Thursday, September 25, 2014

Miss Baird the Hipster

In middle school I never thought much about our sub.

For the most part, the individual playing Teacher for the day was a retired school employee who gave us classwork and then sat quietly and read the newspaper. They dressed semi-professional, walked into class with a cup of coffee in their hand, and called on the students who raised their hands. They were usually polite, clean people who were safe adults to be around for the hour required of their service. 


As a sub, I don't know if I fit that mold.


It's not that I am unprofessional or unsafe. Not by any means. (I'm a frickin' backpacking guide: I can wrap your ankle if you trip on a chair leg in class and properly document the incident to hand to the school principal.) And it's not that I don't fit the stereotypes, either. I usually have a cup of coffee with me when I get to class in the morning and have a drawer at home full of dress pants. 

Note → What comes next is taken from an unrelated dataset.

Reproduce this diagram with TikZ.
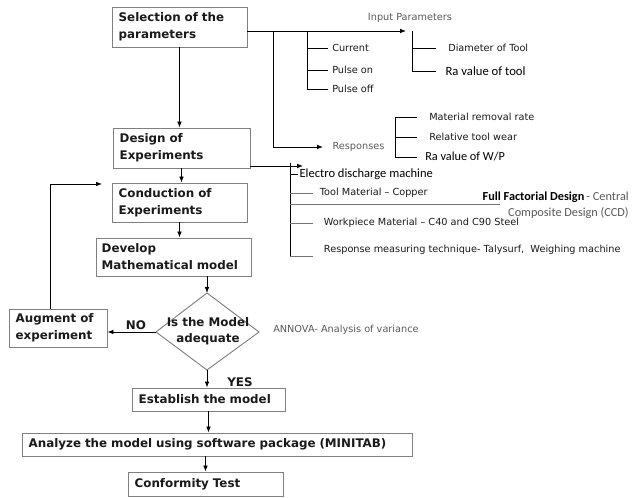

What makes me different than the subs I grew up with is that I actively want to be a part of the class experience. I think it is kind of boring if I am just another face these junior highers vaguely associate with their education. For them and for me. I am young and have life experience and love to share stories and lame jokes. And sharing goes both ways, you know.

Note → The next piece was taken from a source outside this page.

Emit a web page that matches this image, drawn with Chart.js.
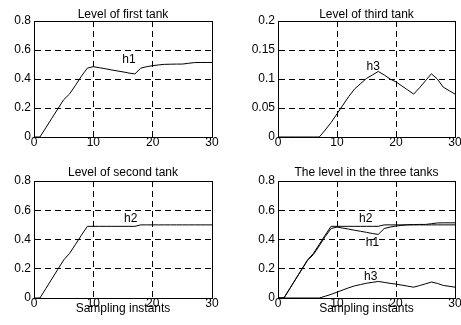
<!DOCTYPE html>
<html>
<head>
<meta charset="utf-8">
<script src="https://cdn.jsdelivr.net/npm/chart.js@4/dist/chart.umd.min.js"></script>
<style>
  html, body { margin: 0; padding: 0; background: #fff; overflow: hidden; width: 461px; height: 325px; }
  canvas { position: absolute; }
</style>
</head>
<body>
<canvas id="c1" width="230" height="162" style="left:0;top:0"></canvas>
<canvas id="c2" width="260" height="162" style="left:230px;top:0"></canvas>
<canvas id="c3" width="230" height="163" style="left:0;top:162px"></canvas>
<canvas id="c4" width="260" height="163" style="left:230px;top:162px"></canvas>
<script>
// sampling instants
const samples = [0,1,2,3,4,5,6,7,8,9,10,11,12,13,14,15,16,17,18,19,20,21,22,23,24,25,26,27,28,29,30];

// tank levels
const h1 = [0,0,0.064,0.129,0.193,0.257,0.297,0.357,0.42,0.475,0.485,0.478,0.471,0.463,0.456,0.449,0.441,0.435,0.475,0.485,0.492,0.497,0.501,0.502,0.503,0.503,0.508,0.513,0.514,0.514,0.514];
const h2 = [0,0,0.065,0.13,0.195,0.26,0.305,0.367,0.43,0.49,0.49,0.49,0.49,0.49,0.49,0.49,0.49,0.49,0.5,0.5,0.5,0.5,0.5,0.5,0.5,0.5,0.5,0.5,0.5,0.5,0.5];
const h3 = [0,0,0,0,0,0,0,0,0.012,0.025,0.04,0.055,0.07,0.083,0.092,0.101,0.107,0.113,0.107,0.1,0.095,0.088,0.081,0.074,0.085,0.097,0.109,0.1,0.086,0.08,0.074];

const xTicks = [0, 10, 20, 30];
const yTicksLevel = [0, 0.2, 0.4, 0.6, 0.8];
const yTicksThird = [0, 0.05, 0.1, 0.15, 0.2];

const FONT = '"Liberation Sans", Arial, Helvetica, sans-serif';
Chart.defaults.font.family = FONT;
Chart.defaults.color = '#000';

function pts(ys) {
  return samples.map((x, i) => ({ x: x, y: ys[i] }));
}

// top and right sides of the axes box
const boxPlugin = {
  id: 'box',
  afterDraw(chart) {
    const a = chart.chartArea, c = chart.ctx;
    c.save();
    c.strokeStyle = '#000';
    c.lineWidth = 1;
    c.beginPath();
    c.moveTo(Math.round(a.left), Math.round(a.top) + 0.5);
    c.lineTo(Math.round(a.right) + 0.5, Math.round(a.top) + 0.5);
    c.lineTo(Math.round(a.right) + 0.5, Math.round(a.bottom));
    c.stroke();
    c.restore();
  }
};

// curve names placed at data coordinates
const tagPlugin = {
  id: 'tags',
  afterDatasetsDraw(chart, args, opts) {
    const c = chart.ctx, xs = chart.scales.x, ys = chart.scales.y;
    c.save();
    c.font = '12px ' + FONT;
    c.fillStyle = '#000';
    c.textAlign = 'center';
    c.textBaseline = 'middle';
    (opts.items || []).forEach(t => {
      c.fillText(t[0], xs.getPixelForValue(t[1]), ys.getPixelForValue(t[2]));
    });
    c.restore();
  }
};

function makeChart(id, cfg) {
  const canvas = document.getElementById(id);
  const W = canvas.width, H = canvas.height;
  const area = cfg.area; // [left, top, right, bottom] in canvas px
  new Chart(canvas, {
    type: 'line',
    data: {
      datasets: cfg.series.map(s => ({
        data: pts(s),
        borderColor: '#000',
        borderWidth: 1,
        pointRadius: 0,
        tension: 0,
        fill: false
      }))
    },
    options: {
      responsive: false,
      animation: false,
      layout: { padding: { left: 0, top: 0, right: W - area[2], bottom: 0 } },
      plugins: {
        legend: { display: false },
        tooltip: { enabled: false },
        title: {
          display: true,
          fullSize: false,
          text: cfg.title,
          color: '#000',
          font: { size: 12, weight: 'normal', lineHeight: 1 },
          padding: { top: cfg.titleTop, bottom: area[1] - 12 - cfg.titleTop }
        },
        tags: { items: cfg.tags }
      },
      scales: {
        x: {
          type: 'linear',
          min: 0, max: 30,
          afterBuildTicks: s => { s.ticks = xTicks.map(v => ({ value: v })); },
          afterFit: s => { s.height = H - area[3]; },
          ticks: { padding: 0, font: { size: 12, lineHeight: 1 }, color: '#000', maxRotation: 0 },
          grid: { color: '#000', lineWidth: 1, drawTicks: false, tickBorderDash: [] },
          border: { display: true, color: '#000', width: 1, dash: [6, 4] },
          title: cfg.xTitle ? {
            display: true, text: cfg.xTitle, color: '#000',
            font: { size: 12, lineHeight: 1 },
            padding: { top: 0, bottom: 10 }
          } : { display: false }
        },
        y: {
          type: 'linear',
          min: cfg.yTicks[0], max: cfg.yTicks[cfg.yTicks.length - 1],
          afterBuildTicks: s => { s.ticks = cfg.yTicks.map(v => ({ value: v })); },
          afterFit: s => { s.width = area[0]; },
          ticks: {
            padding: 3, font: { size: 12, lineHeight: 1 }, color: '#000',
            callback: v => String(Number(v.toFixed(4)))
          },
          grid: { color: '#000', lineWidth: 1, drawTicks: false },
          border: { display: true, color: '#000', width: 1, dash: [6, 4] }
        }
      }
    },
    plugins: [boxPlugin, tagPlugin]
  });
}

makeChart('c1', {
  title: 'Level of first tank', titleTop: 8.5,
  area: [34, 21, 212, 137],
  yTicks: yTicksLevel,
  series: [h1],
  tags: [['h1', 16, 0.53]]
});
makeChart('c2', {
  title: 'Level of third tank', titleTop: 8.5,
  area: [48, 21, 225, 137],
  yTicks: yTicksThird,
  series: [h3],
  tags: [['h3', 16.15, 0.122]]
});
makeChart('c3', {
  title: 'Level of second tank', titleTop: 5,
  area: [34, 19, 212, 136],
  yTicks: yTicksLevel,
  series: [h2],
  xTitle: 'Sampling instants',
  tags: [['h2', 16.3, 0.544]]
});
makeChart('c4', {
  title: 'The level in the three tanks', titleTop: 5,
  area: [48, 19, 225, 136],
  yTicks: yTicksLevel,
  series: [h1, h2, h3],
  xTitle: 'Sampling instants',
  tags: [['h2', 14.86, 0.544], ['h1', 16, 0.381], ['h3', 15.7, 0.143]]
});
</script>
</body>
</html>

Yesterday in Ms. Swick's English classes we read a short story called 'Raymond's Run' about a young woman taking care of her developmentally and physically disabled older brother. We first looked at it from a literary perspective (What is the theme? What is the plot's climax? Who is the main character?) and then moved into a human perspective. 

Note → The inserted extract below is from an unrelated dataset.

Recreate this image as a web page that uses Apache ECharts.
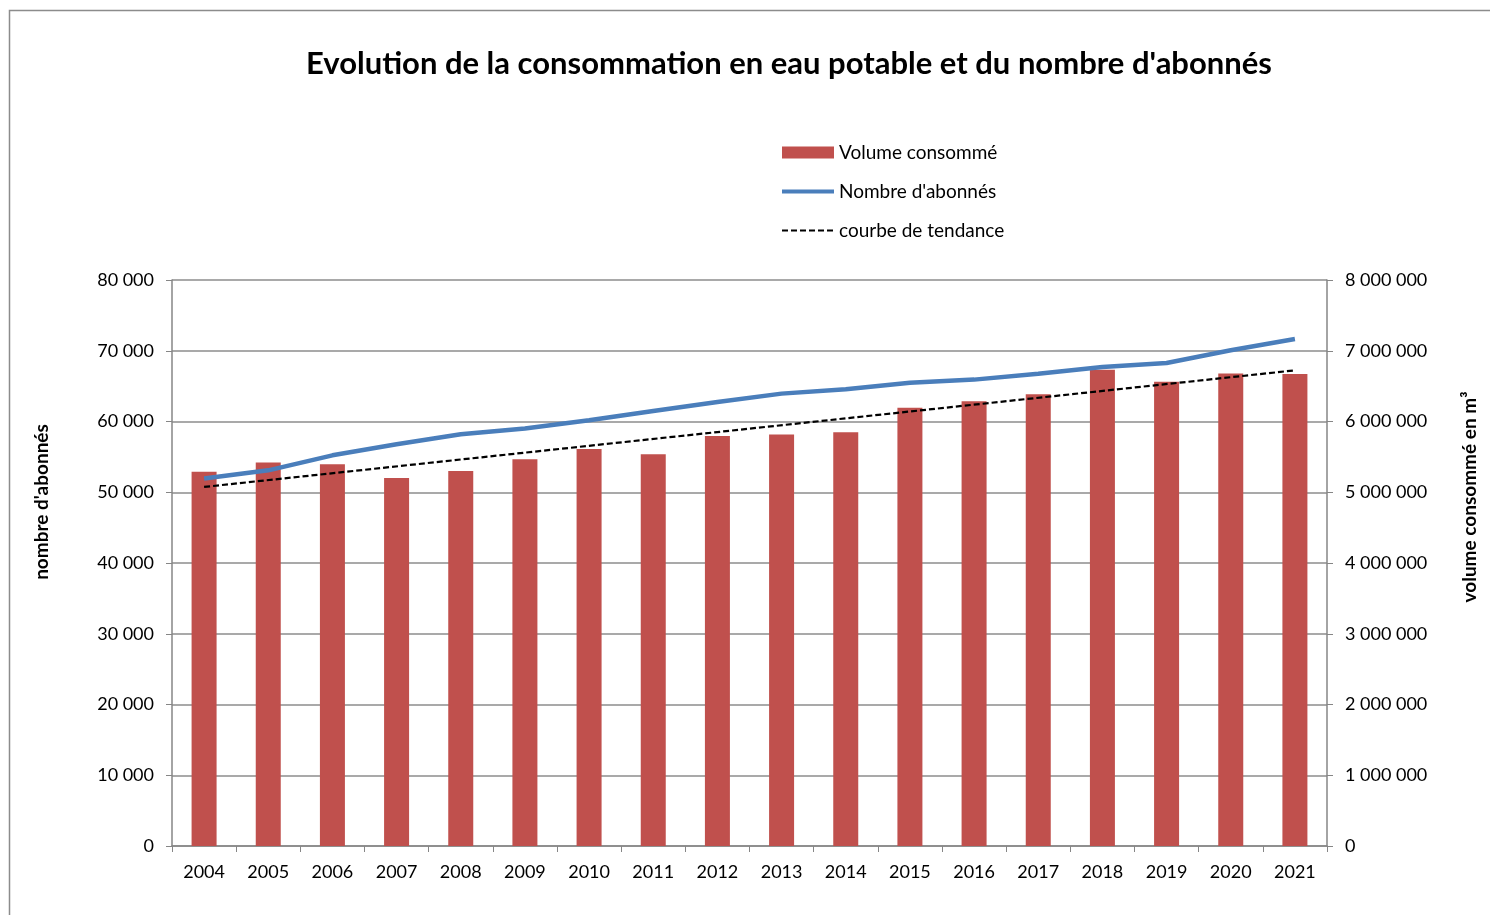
<!DOCTYPE html>
<html>
<head>
<meta charset="utf-8">
<script src="https://cdn.jsdelivr.net/npm/echarts@6/dist/echarts.min.js"></script>
<style>
  html, body { margin: 0; padding: 0; background: #fff; }
  #chart { width: 1490px; height: 915px; }
</style>
</head>
<body>
<div id="chart"></div>
<script>
// données
var years = ['2004', '2005', '2006', '2007', '2008', '2009', '2010', '2011', '2012',
  '2013', '2014', '2015', '2016', '2017', '2018', '2019', '2020', '2021']
// volume consommé (m³)
var volume = [5290000, 5420000, 5395000, 5200000, 5300000, 5466000, 5610000, 5537000, 5795000,
  5815000, 5847000, 6196000, 6285000, 6384000, 6733000, 6563000, 6680000, 6670000]
// nombre d'abonnés
var abonnes = [51940, 53100, 55220, 56780, 58190, 59000, 60170, 61480, 62750,
  63940, 64550, 65490, 65920, 66760, 67700, 68260, 70060, 71650]
// courbe de tendance (extrémités)
var tendance = [5075000, null, null, null, null, null, null, null, null,
  null, null, null, null, null, null, null, null, 6723000]

var fontFamily = 'Lato, "Open Sans", sans-serif'

function fmt(v) {
  return String(v).replace(/\B(?=(\d{3})+(?!\d))/g, ' ')
}

var chart = echarts.init(document.getElementById('chart'))

var noSymbol = { color: 'rgba(0,0,0,0)', borderWidth: 0 }

var option = {
  backgroundColor: '#fff',
  animation: false,
  textStyle: { fontFamily: fontFamily },
  title: {
    text: "Evolution de la consommation en eau potable et du nombre d'abonnés",
    left: 301,
    top: 43,
    textStyle: { fontSize: 31, fontWeight: 'bold', color: '#000', fontFamily: fontFamily }
  },
  legend: {
    orient: 'vertical',
    left: 775,
    top: 138,
    itemWidth: 52,
    itemHeight: 12,
    itemGap: 20,
    itemTextGap: 6,
    textStyle: { fontSize: 19, color: '#000' },
    data: [
      { name: 'Volume consommé', icon: 'rect' },
      { name: "Nombre d'abonnés", itemStyle: noSymbol, lineStyle: { width: 4, color: '#4a7ebb' } },
      { name: 'courbe de tendance', itemStyle: noSymbol, lineStyle: { width: 2, color: '#000', type: [6, 3] } }
    ]
  },
  graphic: [
    {
      type: 'rect',
      shape: { x: 9.5, y: 10.5, width: 1500, height: 920 },
      style: { fill: 'none', stroke: '#8c8c8c', lineWidth: 1.5 }
    },
    {
      type: 'text',
      x: 42, y: 502,
      rotation: Math.PI / 2,
      style: {
        text: "nombre d'abonnés", fontSize: 19, fontWeight: 'bold', fill: '#000',
        fontFamily: fontFamily, align: 'center', verticalAlign: 'middle'
      }
    },
    {
      type: 'text',
      x: 1470, y: 497,
      rotation: Math.PI / 2,
      style: {
        text: 'volume consommé en m³', fontSize: 19, fontWeight: 'bold', fill: '#000',
        fontFamily: fontFamily, align: 'center', verticalAlign: 'middle'
      }
    }
  ],
  grid: { left: 172, right: 163, top: 280, bottom: 69, containLabel: false },
  xAxis: {
    type: 'category',
    data: years,
    boundaryGap: true,
    axisLine: { lineStyle: { color: '#868686', width: 1.5 } },
    axisTick: { show: true, length: 6, inside: false, lineStyle: { color: '#868686' } },
    axisLabel: { color: '#000', fontSize: 18, margin: 17 }
  },
  yAxis: [
    {
      type: 'value',
      min: 0, max: 80000, interval: 10000,
      axisLine: { show: true, lineStyle: { color: '#868686', width: 1.5 } },
      axisTick: { show: true, length: 6, lineStyle: { color: '#868686' } },
      axisLabel: { color: '#000', fontSize: 18, margin: 18, formatter: fmt },
      splitLine: { show: true, lineStyle: { color: '#8c8c8c', width: 1.5 } }
    },
    {
      type: 'value',
      min: 0, max: 8000000, interval: 1000000,
      axisLine: { show: true, lineStyle: { color: '#868686', width: 1.5 } },
      axisTick: { show: true, length: 6, lineStyle: { color: '#868686' } },
      axisLabel: { color: '#000', fontSize: 18, margin: 18, formatter: fmt },
      splitLine: { show: false }
    }
  ],
  series: [
    {
      name: 'Volume consommé',
      type: 'bar',
      yAxisIndex: 1,
      data: volume,
      barWidth: 25,
      itemStyle: { color: '#c0504d' }
    },
    {
      name: "Nombre d'abonnés",
      type: 'line',
      yAxisIndex: 0,
      data: abonnes,
      symbol: 'none',
      lineStyle: { color: '#4a7ebb', width: 4.5 },
      itemStyle: { color: '#4a7ebb' }
    },
    {
      name: 'courbe de tendance',
      type: 'line',
      yAxisIndex: 1,
      data: tendance,
      connectNulls: true,
      symbol: 'none',
      lineStyle: { color: '#000', width: 2.2, type: [6, 3] },
      itemStyle: { color: '#000' }
    }
  ]
}

chart.setOption(option)
</script>
</body>
</html>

Donald Miller's work falls into the non-fiction genre--the human perspective--and I was glad to have read these words just a few minutes before students sat in their seats. I shared this with them from Searching for God Knows What:



I remember when I first learned about people who were and weren't cool. There was a kid in my middle school who never took a bath. He had dreadful buckteeth, so large they came out of his mouth an inch, and so under no circumstances could he close his lips. I used to look at him in class and wonder how his mouth did not dry out. He kept long hair, his family too poor to afford a haircut, and he would wear the same clothes for a week, each day becoming more gray, each week his hair coming more over his eyes, and he had the jumpy feel of a beat dog. He would set his languid body over the papers on his desk, his oily hair coming over his head like a curtain, and in this position he would sit all day, talking to no one, only hoping to avoid the jury of his peers, a constant source of condemnation.
... I get this feeling sometimes that [at the end of our lives] we will wish we had seen everybody as equal, that we had eaten dinner with [people like my classmate], held them in our arms, opened up spare rooms for them and loved them and learned from them. I was just another stupid child in the flow, you know; I didn't know any of these things. I didn't know it didn't matter what a person looked like, how much money they made or whether or not they were cool. I didn't know that cool was just a myth and that one person was just as beautiful and meaningful as another.

After the snickering from the first few lines died off the room turned into a still silence. I closed the book and looked at the faces staring up at me. 


A boy in the back of the room raised his hand, "Miss Baird?"

"Yes, Nathan."
"Is there any more of that book you can read to us?"


So I love the fact that I am spending part of my fall season at my Alma Mater being seen. And heard. And having good conversations with students who are questioning what life looks like outside of their hometown, outside of their home life. It helps me remember there is hope for humanity, that there are world-changers in classrooms who are spreading the concepts of love and peace alongside the ability to define parts of speech and solve equations. 


Because even a sub can encourage change.